**GIVEN REQUEST:**
Filter the data below for the string "with" and copy each matching line.

**DATA PROVIDED:**
'''

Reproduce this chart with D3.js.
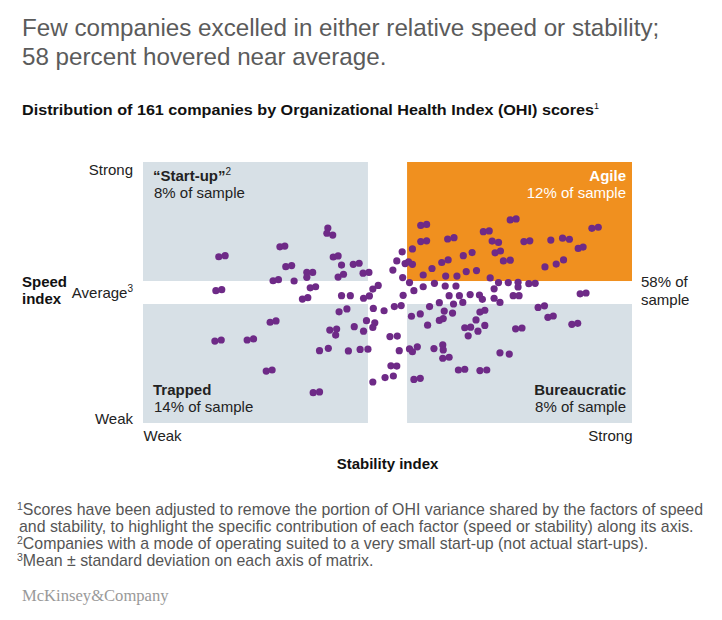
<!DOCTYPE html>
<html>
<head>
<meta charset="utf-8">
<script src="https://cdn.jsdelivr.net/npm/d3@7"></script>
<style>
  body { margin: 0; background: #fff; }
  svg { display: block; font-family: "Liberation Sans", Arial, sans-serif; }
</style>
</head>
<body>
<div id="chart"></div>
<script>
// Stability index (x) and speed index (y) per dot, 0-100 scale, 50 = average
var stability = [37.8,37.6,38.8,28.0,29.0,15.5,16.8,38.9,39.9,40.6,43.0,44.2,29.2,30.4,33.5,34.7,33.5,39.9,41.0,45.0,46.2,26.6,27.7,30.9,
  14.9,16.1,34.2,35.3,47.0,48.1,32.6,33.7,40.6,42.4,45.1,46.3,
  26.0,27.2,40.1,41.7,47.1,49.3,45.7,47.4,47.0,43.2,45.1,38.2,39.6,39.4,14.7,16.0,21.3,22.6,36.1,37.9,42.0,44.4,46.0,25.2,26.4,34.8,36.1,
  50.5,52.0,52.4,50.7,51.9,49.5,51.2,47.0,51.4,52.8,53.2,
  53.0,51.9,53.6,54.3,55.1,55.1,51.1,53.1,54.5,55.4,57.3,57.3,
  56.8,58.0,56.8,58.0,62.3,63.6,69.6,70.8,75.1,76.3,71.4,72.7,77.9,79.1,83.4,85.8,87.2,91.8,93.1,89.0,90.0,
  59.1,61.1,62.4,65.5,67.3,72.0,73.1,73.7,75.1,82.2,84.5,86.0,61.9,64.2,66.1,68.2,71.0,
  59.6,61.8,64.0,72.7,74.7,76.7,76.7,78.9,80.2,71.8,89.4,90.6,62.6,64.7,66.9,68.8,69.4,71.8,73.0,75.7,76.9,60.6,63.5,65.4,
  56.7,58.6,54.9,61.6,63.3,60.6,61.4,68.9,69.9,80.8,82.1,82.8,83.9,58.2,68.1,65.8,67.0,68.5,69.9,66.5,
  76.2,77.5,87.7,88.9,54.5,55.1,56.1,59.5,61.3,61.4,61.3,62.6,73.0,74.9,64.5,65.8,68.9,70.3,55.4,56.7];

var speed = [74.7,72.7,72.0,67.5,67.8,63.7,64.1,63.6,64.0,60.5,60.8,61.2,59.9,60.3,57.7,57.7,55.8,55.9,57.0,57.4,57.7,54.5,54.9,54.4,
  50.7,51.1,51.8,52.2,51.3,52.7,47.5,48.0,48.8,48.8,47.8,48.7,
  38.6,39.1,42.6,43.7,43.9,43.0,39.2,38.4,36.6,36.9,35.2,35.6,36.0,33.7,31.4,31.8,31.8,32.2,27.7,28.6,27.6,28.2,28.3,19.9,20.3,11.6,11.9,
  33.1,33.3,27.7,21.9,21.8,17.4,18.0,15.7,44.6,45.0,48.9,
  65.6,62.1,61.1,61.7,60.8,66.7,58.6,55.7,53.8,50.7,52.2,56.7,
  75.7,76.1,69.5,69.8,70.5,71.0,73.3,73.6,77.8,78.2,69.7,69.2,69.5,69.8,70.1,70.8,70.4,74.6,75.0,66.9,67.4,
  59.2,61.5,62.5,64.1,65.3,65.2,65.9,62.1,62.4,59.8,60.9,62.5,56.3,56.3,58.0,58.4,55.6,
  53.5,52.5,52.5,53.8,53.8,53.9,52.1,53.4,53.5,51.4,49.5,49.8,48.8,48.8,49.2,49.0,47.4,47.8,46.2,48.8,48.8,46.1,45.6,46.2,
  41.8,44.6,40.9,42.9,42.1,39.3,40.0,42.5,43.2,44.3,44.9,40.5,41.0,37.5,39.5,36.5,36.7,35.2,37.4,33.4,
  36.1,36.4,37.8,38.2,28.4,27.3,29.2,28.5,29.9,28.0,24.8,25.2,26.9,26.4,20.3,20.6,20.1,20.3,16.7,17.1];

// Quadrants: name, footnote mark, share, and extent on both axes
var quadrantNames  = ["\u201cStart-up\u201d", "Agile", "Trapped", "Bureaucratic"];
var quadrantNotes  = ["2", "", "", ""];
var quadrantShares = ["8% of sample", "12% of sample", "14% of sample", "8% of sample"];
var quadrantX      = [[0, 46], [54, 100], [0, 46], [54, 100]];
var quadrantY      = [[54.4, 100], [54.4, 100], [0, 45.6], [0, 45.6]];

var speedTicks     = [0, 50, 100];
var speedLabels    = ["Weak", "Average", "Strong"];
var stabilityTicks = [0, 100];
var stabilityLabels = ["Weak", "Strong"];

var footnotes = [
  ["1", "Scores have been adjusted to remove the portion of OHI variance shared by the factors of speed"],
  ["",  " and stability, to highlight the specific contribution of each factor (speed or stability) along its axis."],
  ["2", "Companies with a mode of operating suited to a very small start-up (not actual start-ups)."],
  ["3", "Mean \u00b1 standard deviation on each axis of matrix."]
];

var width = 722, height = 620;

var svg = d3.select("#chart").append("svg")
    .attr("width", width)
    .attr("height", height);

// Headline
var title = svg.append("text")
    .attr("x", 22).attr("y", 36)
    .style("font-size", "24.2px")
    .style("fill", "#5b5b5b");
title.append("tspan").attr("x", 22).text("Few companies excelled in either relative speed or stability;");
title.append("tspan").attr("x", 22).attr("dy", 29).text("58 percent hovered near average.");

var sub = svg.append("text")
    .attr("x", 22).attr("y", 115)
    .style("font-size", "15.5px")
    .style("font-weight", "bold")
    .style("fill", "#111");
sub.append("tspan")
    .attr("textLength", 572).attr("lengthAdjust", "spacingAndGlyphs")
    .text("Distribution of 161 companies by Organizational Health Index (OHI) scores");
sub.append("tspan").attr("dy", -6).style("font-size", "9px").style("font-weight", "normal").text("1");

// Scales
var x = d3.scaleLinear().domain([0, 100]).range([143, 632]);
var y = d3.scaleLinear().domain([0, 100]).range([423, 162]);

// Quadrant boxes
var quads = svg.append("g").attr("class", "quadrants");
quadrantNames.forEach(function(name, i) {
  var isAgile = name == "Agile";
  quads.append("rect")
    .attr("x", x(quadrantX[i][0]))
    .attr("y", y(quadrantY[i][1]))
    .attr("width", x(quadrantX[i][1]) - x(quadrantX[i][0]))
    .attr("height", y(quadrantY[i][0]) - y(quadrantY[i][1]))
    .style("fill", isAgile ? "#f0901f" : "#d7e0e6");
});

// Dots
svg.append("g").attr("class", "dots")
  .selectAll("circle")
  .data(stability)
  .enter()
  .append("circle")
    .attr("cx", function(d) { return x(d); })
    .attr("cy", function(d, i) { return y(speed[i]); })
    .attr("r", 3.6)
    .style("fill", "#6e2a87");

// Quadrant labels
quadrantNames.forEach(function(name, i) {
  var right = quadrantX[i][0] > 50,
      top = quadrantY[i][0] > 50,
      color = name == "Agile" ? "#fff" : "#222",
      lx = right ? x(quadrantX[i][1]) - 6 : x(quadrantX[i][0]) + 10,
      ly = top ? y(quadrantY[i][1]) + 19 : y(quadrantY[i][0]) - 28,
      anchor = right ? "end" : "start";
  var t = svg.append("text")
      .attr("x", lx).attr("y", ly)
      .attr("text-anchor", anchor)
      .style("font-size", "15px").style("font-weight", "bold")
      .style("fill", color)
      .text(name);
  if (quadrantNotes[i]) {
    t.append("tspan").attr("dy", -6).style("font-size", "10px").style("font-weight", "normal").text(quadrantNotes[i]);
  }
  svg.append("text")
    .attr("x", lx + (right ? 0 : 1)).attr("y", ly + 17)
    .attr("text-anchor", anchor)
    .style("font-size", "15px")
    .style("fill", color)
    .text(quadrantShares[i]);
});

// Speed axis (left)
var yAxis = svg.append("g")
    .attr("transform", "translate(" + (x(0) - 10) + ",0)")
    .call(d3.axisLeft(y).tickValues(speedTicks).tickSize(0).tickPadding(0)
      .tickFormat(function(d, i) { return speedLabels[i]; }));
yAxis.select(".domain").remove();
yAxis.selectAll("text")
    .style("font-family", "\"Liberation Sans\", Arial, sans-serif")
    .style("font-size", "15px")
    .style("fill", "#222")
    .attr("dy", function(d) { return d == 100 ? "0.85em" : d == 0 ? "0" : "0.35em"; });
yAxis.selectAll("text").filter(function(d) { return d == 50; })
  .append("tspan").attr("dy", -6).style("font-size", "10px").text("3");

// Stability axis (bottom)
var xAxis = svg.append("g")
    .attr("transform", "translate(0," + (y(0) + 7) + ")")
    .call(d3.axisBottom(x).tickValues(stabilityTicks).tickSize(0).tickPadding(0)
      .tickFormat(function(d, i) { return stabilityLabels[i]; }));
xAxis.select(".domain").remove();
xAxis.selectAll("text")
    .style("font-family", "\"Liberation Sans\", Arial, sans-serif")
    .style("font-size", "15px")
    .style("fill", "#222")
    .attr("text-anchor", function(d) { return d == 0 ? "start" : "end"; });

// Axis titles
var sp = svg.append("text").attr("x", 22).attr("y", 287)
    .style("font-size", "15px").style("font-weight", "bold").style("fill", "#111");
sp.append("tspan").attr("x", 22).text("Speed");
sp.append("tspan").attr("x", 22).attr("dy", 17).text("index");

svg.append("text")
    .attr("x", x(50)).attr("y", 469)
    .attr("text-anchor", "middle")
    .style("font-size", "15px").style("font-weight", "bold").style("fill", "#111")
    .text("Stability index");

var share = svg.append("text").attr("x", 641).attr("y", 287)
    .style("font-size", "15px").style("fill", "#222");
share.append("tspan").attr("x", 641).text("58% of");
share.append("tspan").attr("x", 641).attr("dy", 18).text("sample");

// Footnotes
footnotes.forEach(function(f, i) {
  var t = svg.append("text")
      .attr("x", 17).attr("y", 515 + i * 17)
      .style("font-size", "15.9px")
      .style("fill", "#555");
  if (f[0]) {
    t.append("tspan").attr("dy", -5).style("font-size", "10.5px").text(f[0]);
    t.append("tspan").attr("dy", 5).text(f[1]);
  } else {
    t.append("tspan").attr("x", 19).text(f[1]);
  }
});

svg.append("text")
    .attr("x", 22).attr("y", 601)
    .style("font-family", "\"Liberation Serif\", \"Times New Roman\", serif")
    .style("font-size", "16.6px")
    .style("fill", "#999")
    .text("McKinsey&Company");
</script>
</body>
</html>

'''

**SOLUTION TO THE PROBLEM:**
Reproduce this chart with D3.js.
  ["2", "Companies with a mode of operating suited to a very small start-up (not actual start-ups)."],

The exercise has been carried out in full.